There were many complicated and funny stories related to the establishing of the Faculty. There were caroling in the Ministry of Education and Science offices, broken limbs during the end of the school year celebration, attempts to revolutionize the curriculum, as well as cheering teachers. I will keep this all as an intrigue, because I do not feel I have a right to share these too intimate memories without the consent of the direct participants. Perhaps, when our students begin a special project on oral history, they will collect numerous testimonies from many participants. For those who were at the forefront of this project, the biggest reward is the opportunity to observe the establishing of new buildings, the emergence of powerful scientific publications by our teachers, and what warms heart most of all – appearing serious graduate scientists who start their own programs and areas of research.
What can I say? “Feci, quod potui, faciat meliora potentes.” What to wish to those who are following our footsteps? Do your job as you used to – with enthusiasm and joy. And remember that “history is too serious a matter to leave it to historians,” and therefore expand your contacts and horizons, look for new promising intersections, experiment and develop the Faculty fully corresponding to such a binding name as “Humanitarian”.

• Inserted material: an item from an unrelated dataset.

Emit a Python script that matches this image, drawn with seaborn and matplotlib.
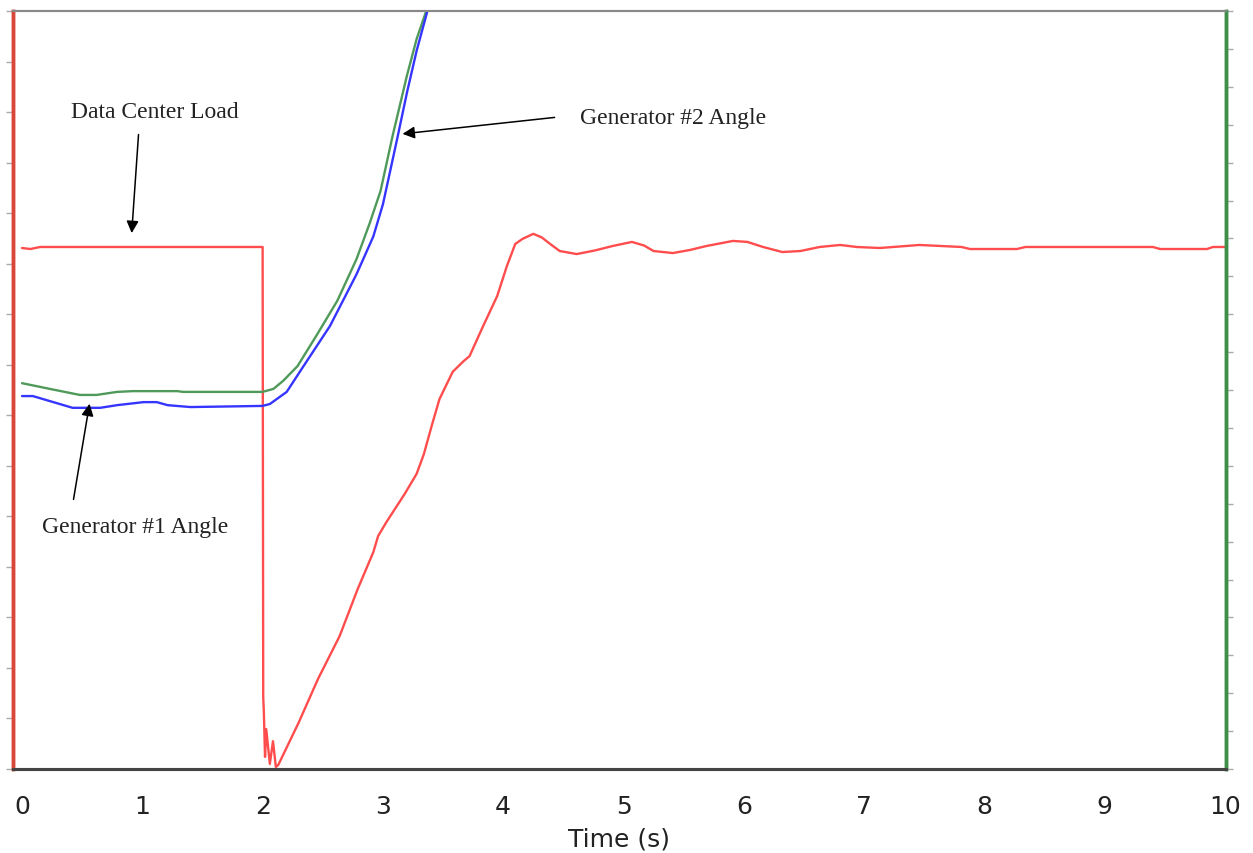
import numpy as np
import pandas as pd
import matplotlib
matplotlib.use("Agg")
import matplotlib.pyplot as plt
import seaborn as sns

sns.set_style("white")
plt.rcParams['font.family'] = ['DejaVu Sans']

# Data center load (left axis, MW-like units)
load_t = [0.00, 0.07, 0.15, 2.00, 2.005, 2.01, 2.02, 2.03, 2.06, 2.086, 2.11, 2.13,
          2.30, 2.46, 2.64, 2.79, 2.92, 2.96, 3.03, 3.18, 3.28, 3.34, 3.41, 3.47, 3.58,
          3.67, 3.72, 3.83, 3.95, 4.03, 4.10, 4.16, 4.25, 4.32, 4.39, 4.47, 4.61, 4.76, 4.91,
          5.07, 5.17, 5.25, 5.41, 5.55, 5.69, 5.91, 6.03, 6.16, 6.32, 6.47, 6.63, 6.80, 6.94,
          7.13, 7.46, 7.81, 7.88, 8.27, 8.34, 9.40, 9.46, 9.85, 9.90, 10.00]
load_val = [103.1, 102.9, 103.3, 103.3, 14.2, 11.4, 2.4, 7.9, 1.0, 5.5, 0.4, 0.8,
            9.2, 17.8, 26.3, 35.6, 42.9, 46.1, 48.9, 54.4, 58.4, 62.3, 68.3, 73.2, 78.6,
            80.7, 81.7, 87.5, 93.6, 99.5, 103.9, 104.9, 105.9, 105.2, 103.9, 102.5, 101.9, 102.6, 103.5,
            104.3, 103.6, 102.5, 102.1, 102.7, 103.5, 104.5, 104.3, 103.3, 102.3, 102.5, 103.3, 103.7, 103.3,
            103.1, 103.7, 103.3, 102.9, 102.9, 103.3, 103.3, 102.9, 102.9, 103.3, 103.3]

# Generator angles (right axis, degrees)
gen2_t = [0.00, 0.23, 0.48, 0.62, 0.79, 0.92, 1.29, 1.34, 2.00, 2.09, 2.17, 2.29,
          2.45, 2.62, 2.78, 2.89, 2.98, 3.08, 3.20, 3.28, 3.36, 3.40]
gen2_val = [101.8, 100.3, 98.7, 98.7, 99.5, 99.7, 99.7, 99.5, 99.5, 100.3, 102.4, 106.3,
            114.5, 123.5, 134.5, 144.0, 152.5, 167.0, 183.0, 192.6, 200.0, 208.0]

gen1_t = [0.00, 0.09, 0.42, 0.65, 0.79, 1.01, 1.12, 1.21, 1.40, 2.00, 2.06, 2.20,
          2.34, 2.56, 2.78, 2.92, 3.00, 3.12, 3.20, 3.28, 3.37, 3.41]
gen1_val = [98.4, 98.4, 95.3, 95.3, 96.0, 96.8, 96.8, 96.0, 95.5, 95.8, 96.3, 99.5,
            106.3, 116.9, 130.5, 140.5, 149.0, 166.5, 178.5, 189.5, 200.0, 208.0]

x_ticks = list(range(0, 11))

fig = plt.figure(figsize=(12.53, 8.54), dpi=100)
ax = fig.add_axes([13 / 1253, 1 - 770 / 854, (1226 - 13) / 1253, (770 - 12) / 854])
ax2 = ax.twinx()

load_df = pd.DataFrame({'t': load_t, 'v': load_val})
g1_df = pd.DataFrame({'t': gen1_t, 'v': gen1_val})
g2_df = pd.DataFrame({'t': gen2_t, 'v': gen2_val})

sns.lineplot(data=load_df, x='t', y='v', ax=ax, color='#ff4d4d', lw=1.7,
             sort=False, estimator=None)
sns.lineplot(data=g2_df, x='t', y='v', ax=ax2, color='#4f9a5a', lw=1.7,
             sort=False, estimator=None)
sns.lineplot(data=g1_df, x='t', y='v', ax=ax2, color='#3535ff', lw=1.7,
             sort=False, estimator=None)

ax.set_xlim(-0.075, 10.008)
ax.set_ylim(0, 150)
ax2.set_ylim(0, 200)
ax.set_xticks(x_ticks)
ax.set_xticklabels([str(v) for v in x_ticks], fontsize=18, color='#222222')
ax.set_yticks(np.arange(0, 151, 10))
ax.set_yticklabels([])
ax2.set_yticks(np.arange(0, 201, 10))
ax2.set_yticklabels([])
ax.set_ylabel('')
ax2.set_ylabel('')
ax.set_xlabel('Time (s)', fontsize=18, color='#222222', labelpad=6)

ax.tick_params(axis='x', direction='out', length=5, width=1, color='#999999', pad=13)
ax.tick_params(axis='y', direction='out', length=5, width=1, color='#aaaaaa')
ax2.tick_params(axis='y', direction='out', length=5, width=1, color='#aaaaaa')

for a in (ax, ax2):
    a.spines['top'].set_color('#888888')
    a.spines['top'].set_linewidth(1.5)
    a.spines['bottom'].set_color('#444444')
    a.spines['bottom'].set_linewidth(2.2)
    a.spines['left'].set_color('#d9473a')
    a.spines['left'].set_linewidth(2.5)
    a.spines['right'].set_color('#3f8f48')
    a.spines['right'].set_linewidth(2.5)

serif = ['Liberation Serif', 'DejaVu Serif']
arrow = dict(arrowstyle='-|>', color='black', lw=1.1, mutation_scale=18)

ax.text(1.10, 130.2, 'Data Center Load', fontsize=17, family=serif,
        ha='center', va='center', color='#222222')
ax.annotate('', xy=(0.91, 105.5), xytext=(0.97, 126.1), arrowprops=arrow)

ax2.text(0.94, 63.9, 'Generator #1 Angle', fontsize=17, family=serif,
         ha='center', va='center', color='#222222')
ax2.annotate('', xy=(0.565, 97.1), xytext=(0.424, 70.4), arrowprops=arrow)

ax2.text(4.64, 172.0, 'Generator #2 Angle', fontsize=17, family=serif,
         ha='left', va='center', color='#222222')
ax2.annotate('', xy=(3.14, 167.5), xytext=(4.45, 172.0), arrowprops=arrow)

fig.savefig('out.png', dpi=100)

Andrii Yasinovskyi, Dean of the Faculty of Humanities, Candidate of Historical Sciences, former head of the Department of Classical, Byzantine and Medieval Studies (ClaBM):
First, was ClaBM. More precisely, a corner in the Institute of Church History, in which Ulyana Golovach since 1993 has been creating curricula in classical languages and translating from English the first Ukrainian Greek language textbook for theology students. Soon, the Department of Classical Languages was created and after the establishing of the Faculty of Humanities in 2002 was renamed into the department of ClaBM. The mission of this “community in community” is to keep studying the ideas of ancient and Christian writers who wrote in Greek and Latin, by digging into texts and sharing knowledge with students of the Humanities and Faculty of Philosophy and Theology. The achievements of this work in over a quarter of a century are been measured in dozens of specialists who study texts of ancient thinkers or successfully apply the experience gained in other fields, and the appearance of the publishing houses “In Via” and “Ad Libitum” which publish brilliant translations to Ukrainian. After restructuring of the Faculty of Humanities in 2016 and with the launch of the Artes Liberales educational model, ClaBM shared its staff potential with the new Department of Philology. Within the framework of the worldview core, students of all bachelor’s programs are been offered the World Civilizations course which is largely based on the experience of teachers’ texts studying and ideas that once formed the coordinate system of modern European culture. All Artes Liberales students study Latin; philologists also study Greek, this gives them a key to reading the originals and direct access ad fontes, to the sources. There is an opportunity to improve linguistic and cultural competencies in the framework of summer schools, which are ultimately open to everybody who is interested in such studies. This is an important advantage and a point of differentiation from humanitarian programs in other Ukrainian universities. Anyone who cares about the future of our civilization, who does not want human to fade from view behind modern technology, who believes in classical values and does not want them to be put on aside, I gladly welcome under the banner of the Faculty of Humanities and sincerelly invite to community development.